SACRED MARRIAGE BETWEEN MAN AND NATURE

      According to an ancient riddle, the bride must come to her husband, neither clothed nor naked, neither on foot nor on horseback, neither on water nor on dry land, neither with nor without a gift. In this, another of Laura's identities is revealed. She is the original Lady Godiva, the May-Eve goddess of Love-and-Death, Freya, Janu, Ishtar, Danu, Ostara, Holda and Hel.

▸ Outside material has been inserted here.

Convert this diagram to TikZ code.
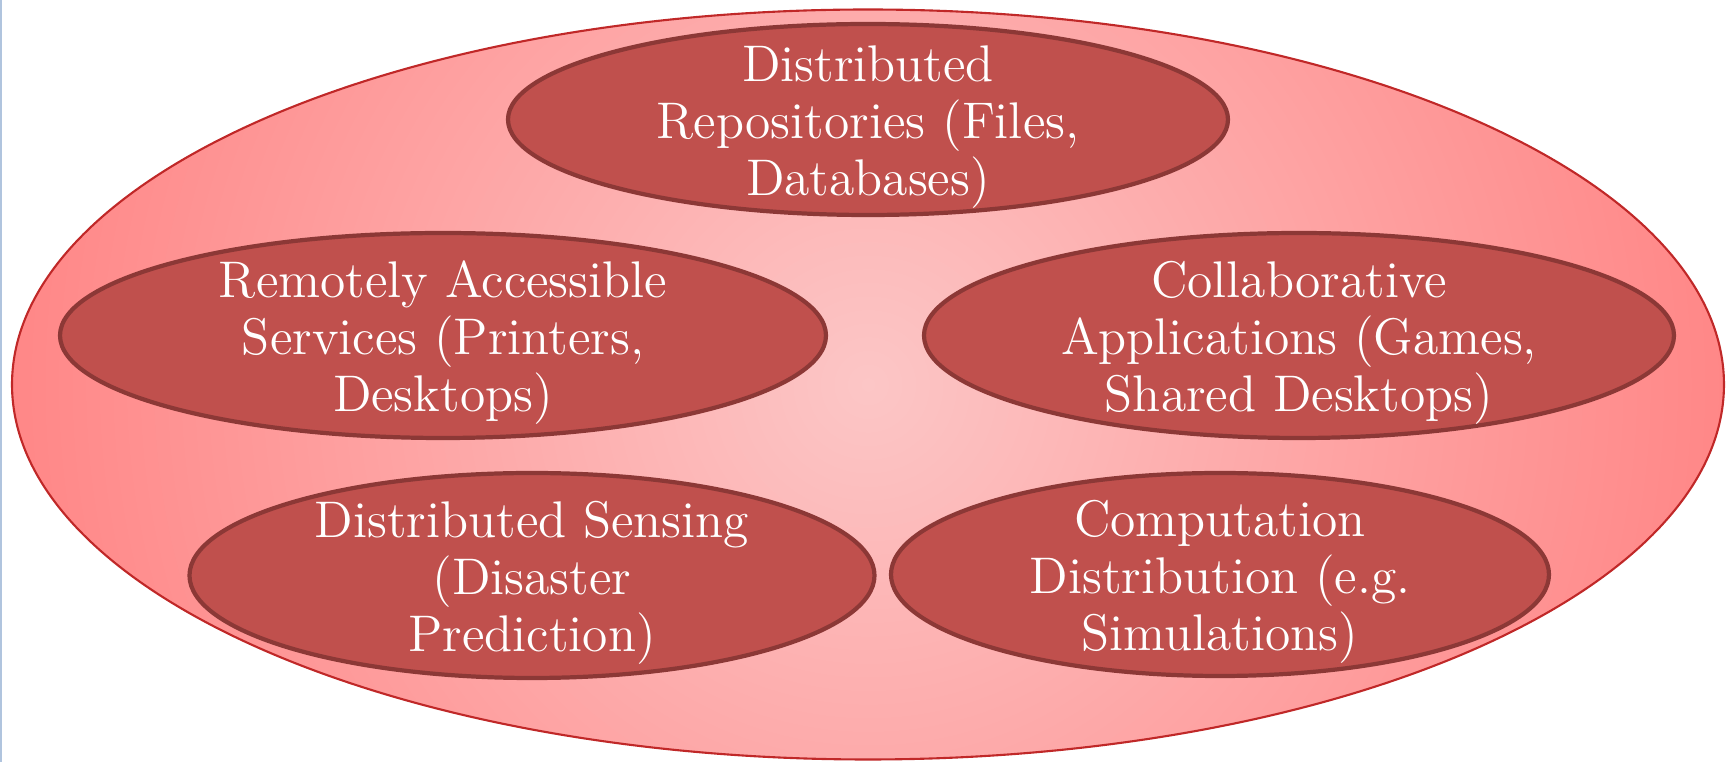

      Morgen played the role of "Peeping Tom," but now, purified in the sacred pool, he awaits his bride on the hilltop, by the floral bower created atop the dolmen, wearing the stag's horned headdress and buckskin robe. Fiona leads the agitated unicorn by its bridle toward the flower-covered dolmen where Morgan awaits. Laura, wearing only the golden fishnet (and her very long hair), is neither clothed nor naked. Mounted on her unicorn (one foot dragging on the ground), she is neither on water nor on dry land, nor is she on foot or on horseback. The hare she carries in her lap is her gift, and when she dismounts, she offers the hare to Morgen and releases it at the same time, so that she is neither with nor without a gift. In this, Laura's fishnet symbolizes the harvest of the sea, her long hair symbolizes tall crops, and the hare symbolizes fecundity.

      But has Fiona, the Earth Mother, played them false? So rapt in Morgen's eyes is Laura, she does not see Fiona transform into her alter egos, the Muses, Fates and Furies, and the charging unicorn is nearly upon them when Laura does see. But for the desperate charge of the Mastiff, Morgen would surely have been slain. As it is, although the Mastiff's charge is enough to deflect the unicorns rush, both slam into Morgen, sending him headfirst into the stone dolmen.

      The unicorn's mystery is widely known. Here, we need go no further than its folklore. The creature is humble and tame in the presence of a virgin, but fierce against men, and therefore would be especially fierce against Morgen, whose presence threatens to separate it from its mistress. Anthropologists have discovered that in some cultures, wearers of ritual masks take on the attributes of the gods or demons they portray, but I doubt those studies would apply to a pony wearing an ornamental unicorn horn on its bridle. Clearly, this mystery is supernatural, and belongs, like the unicorn, to the realm of folklore.